Exploring the timeless forces that change stone into clay and then back into stone is the central part of my process. The tectonic and erosional forces that change stone into clay, and then back into stone inform and inspire my work from start to finish. Stratified sediments are compressed into stone and are thrust upward into mountains. Then as the mountains erode, stones break away and begin a journey from the top of the mountain to the valley floor. As the stones tumble down streams, becoming smoothed and polished along the way, the bits and chips that are worn off eventually decompose and become clay sediments. Then the cycle repeats.
At first glance, these simple forms look like stone and driftwood, but when viewed more closely you’ll see there is much more going on. They’re actually wheel-thrown and altered ceramic
vessels that quietly celebrate a richly mellow beauty. The emphasis on understated archetypal form tends to invoke individual interpretation. And from reflections on personal experiences to
the contemplation of timeless ancient processes, it encourages an examination beyond its
perceived use — becoming an invitation to look deeper at its form, surface, and presence.

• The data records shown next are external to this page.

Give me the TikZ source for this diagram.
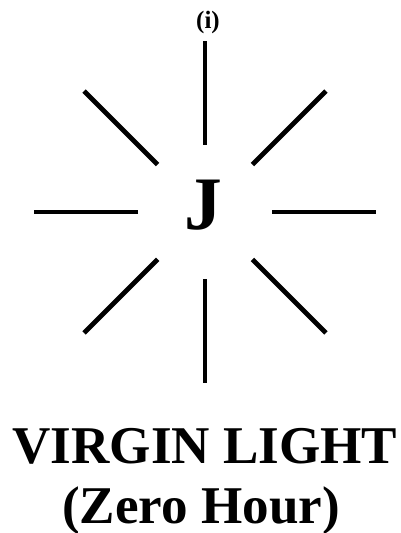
\documentclass[tikz,border=0pt]{standalone}
\usepackage{fontspec}
\setmainfont{Liberation Serif}
\usetikzlibrary{calc}
\begin{document}
\begin{tikzpicture}[x=0.02cm, y=-0.02cm,
  ray/.style={line width=0.095cm, black},
  caption/.style={font=\bfseries\fontsize{30.2}{32}\selectfont, anchor=base, inner sep=0pt}
]
  \useasboundingbox (0,0) rectangle (401,533);
  % centre of the burst
  \coordinate (c) at (205,212);
  \node[font=\bfseries\fontsize{14.2}{16}\selectfont, anchor=base, inner sep=0pt]
    (num) at (208,29) {(i)};
  \node[font=\bfseries\fontsize{43}{45}\selectfont, anchor=base, inner sep=0pt]
    (letter) at (203,230) {J};

  % Eight rays
  \foreach \a in {0,45,...,315}{
    \draw[ray] ($(c)+(\a:67)$) -- ($(c)+(\a:171)$);
  }

  % Caption
  \node[caption] (name) at (205,463) {VIRGIN LIGHT};
  \node[caption] (hour) at (201,523) {(Zero Hour)};
\end{tikzpicture}
\end{document}
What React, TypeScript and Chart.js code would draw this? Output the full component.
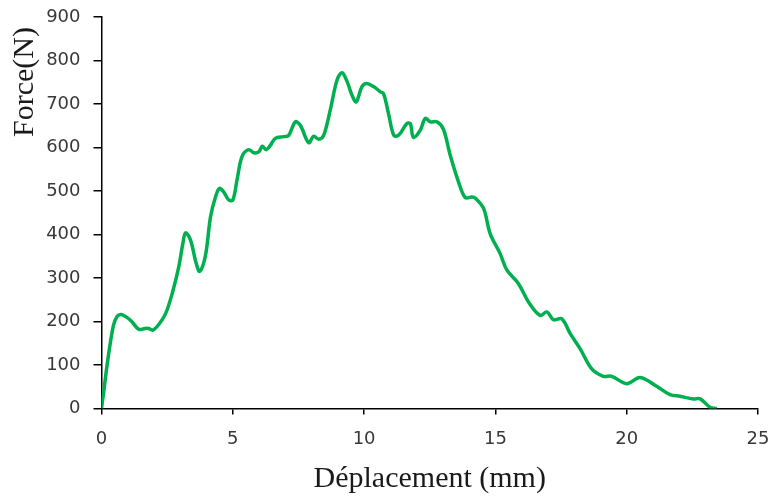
import React, { useEffect, useRef } from "react";
import { Chart, registerables } from "chart.js";

Chart.register(...registerables);

const displacement: number[] = [
  0, 0.09, 0.22, 0.45, 0.6, 0.75, 0.95, 1.15, 1.42, 1.65, 1.8, 1.95, 2.18, 2.44, 2.69, 2.94,
  3.1, 3.2, 3.39, 3.6, 3.74, 3.96, 4.15, 4.34, 4.49, 4.65, 4.84, 5.0, 5.16, 5.35, 5.6, 5.8,
  5.99, 6.12, 6.27, 6.43, 6.62, 6.94, 7.13, 7.38, 7.57, 7.89, 8.08, 8.27, 8.46, 8.71, 8.97,
  9.16, 9.35, 9.54, 9.7, 9.92, 10.1, 10.36, 10.62, 10.74, 10.93, 11.13, 11.31, 11.63, 11.76,
  11.88, 12.14, 12.33, 12.52, 12.77, 13.02, 13.28, 13.6, 13.85, 14.1, 14.23, 14.55, 14.8,
  15.18, 15.44, 15.88, 16.26, 16.7, 16.96, 17.21, 17.53, 17.85, 18.23, 18.67, 19.11, 19.43,
  20.0, 20.51, 21.14, 21.65, 22.03, 22.54, 22.8, 23.17, 23.43,
];

const force: number[] = [
  0, 41, 103, 190, 212, 216, 210, 200, 182, 184, 184, 180, 193, 218, 264, 325,
  380, 404, 387, 335, 315, 352, 440, 486, 506, 498, 480, 479, 525, 579, 595, 588,
  590, 603, 595, 605, 621, 625, 628, 659, 651, 611, 626, 619, 628, 686, 755,
  772, 752, 720, 705, 740, 747, 740, 728, 724, 678, 628, 628, 655, 655,
  623, 640, 667, 659, 659, 642, 582, 520, 485, 486, 484, 460, 402,
  356, 318, 287, 245, 214, 222, 204, 206, 172, 137, 91, 74, 74,
  57, 71, 51, 32, 28, 22, 22, 3, 0,
];

const xTicks: number[] = [0, 5, 10, 15, 20, 25];
const yTicks: number[] = [0, 100, 200, 300, 400, 500, 600, 700, 800, 900];
const xTitle = "Déplacement (mm)";
const yTitle = "Force(N)";

const yTitlePlugin = {
  id: "yTitlePlugin",
  afterDraw(chart: any) {
    const { ctx, chartArea } = chart;
    ctx.save();
    ctx.translate(chartArea.left - 76.5, chartArea.top + 10);
    ctx.rotate(-Math.PI / 2);
    ctx.textAlign = "right";
    ctx.textBaseline = "middle";
    ctx.fillStyle = "#1a1a1a";
    ctx.font = '30px "Liberation Serif"';
    ctx.fillText(yTitle, 0, 0);
    ctx.restore();
  },
};

export default function App() {
  const ref = useRef<HTMLCanvasElement | null>(null);

  useEffect(() => {
    if (!ref.current) return;
    const points = displacement.map((x, i) => ({ x, y: force[i] }));
    const chart = new Chart(ref.current, {
      type: "line",
      data: {
        datasets: [
          {
            data: points,
            borderColor: "#00b050",
            borderWidth: 3.5,
            pointRadius: 0,
            tension: 0.35,
            fill: false,
          },
        ],
      },
      options: {
        animation: false,
        responsive: false,
        maintainAspectRatio: false,
        layout: { padding: { top: 17, right: 16, left: 0, bottom: 0 } },
        plugins: { legend: { display: false }, tooltip: { enabled: false } },
        scales: {
          x: {
            type: "linear",
            min: xTicks[0],
            max: xTicks[xTicks.length - 1],
            afterBuildTicks: (s: any) => {
              s.ticks = xTicks.map((v) => ({ value: v }));
            },
            afterFit: (s: any) => {
              s.height = 88.5;
              s.paddingLeft = 0;
              s.paddingRight = 0;
            },
            ticks: {
              color: "#383838",
              font: { family: "DejaVu Sans", size: 18 },
              padding: 14,
              maxRotation: 0,
            },
            grid: {
              display: true,
              drawOnChartArea: false,
              drawTicks: true,
              tickLength: 6,
              color: "#000",
              lineWidth: 1.5,
            },
            border: { display: true, color: "#000", width: 1.5 },
            title: {
              display: true,
              text: xTitle,
              color: "#1a1a1a",
              font: { family: "Liberation Serif", size: 30 },
              padding: { top: 0, bottom: 0 },
            },
          },
          y: {
            type: "linear",
            min: yTicks[0],
            max: yTicks[yTicks.length - 1],
            afterBuildTicks: (s: any) => {
              s.ticks = yTicks.map((v) => ({ value: v }));
            },
            afterFit: (s: any) => {
              s.width = 101.5;
              s.paddingTop = 0;
              s.paddingBottom = 0;
            },
            ticks: {
              color: "#383838",
              font: { family: "DejaVu Sans", size: 18 },
              padding: 13,
            },
            grid: {
              display: true,
              drawOnChartArea: false,
              drawTicks: true,
              tickLength: 8,
              color: "#000",
              lineWidth: 1.5,
            },
            border: { display: true, color: "#000", width: 1.5 },
            title: { display: false },
          },
        },
      },
      plugins: [yTitlePlugin],
    });
    return () => chart.destroy();
  }, []);

  return (
    <div style={{ position: "absolute", left: 0, top: 0, width: 774, height: 497, background: "#fff" }}>
      <canvas ref={ref} width={774} height={497} style={{ width: 774, height: 497 }} />
    </div>
  );
}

I’m also influenced by the Zen Buddhist art of finding profound beauty revealed though the patina of time. Journeys, whether in life or in a stream, tend to remove rough edges. Much like the journey of the stone tumbling along the stream, my work mirrors and celebrates the processes and journeys that leave the marks of time. The result is that not only the finished piece but also the process becomes metaphor for the beauty found in life well lived.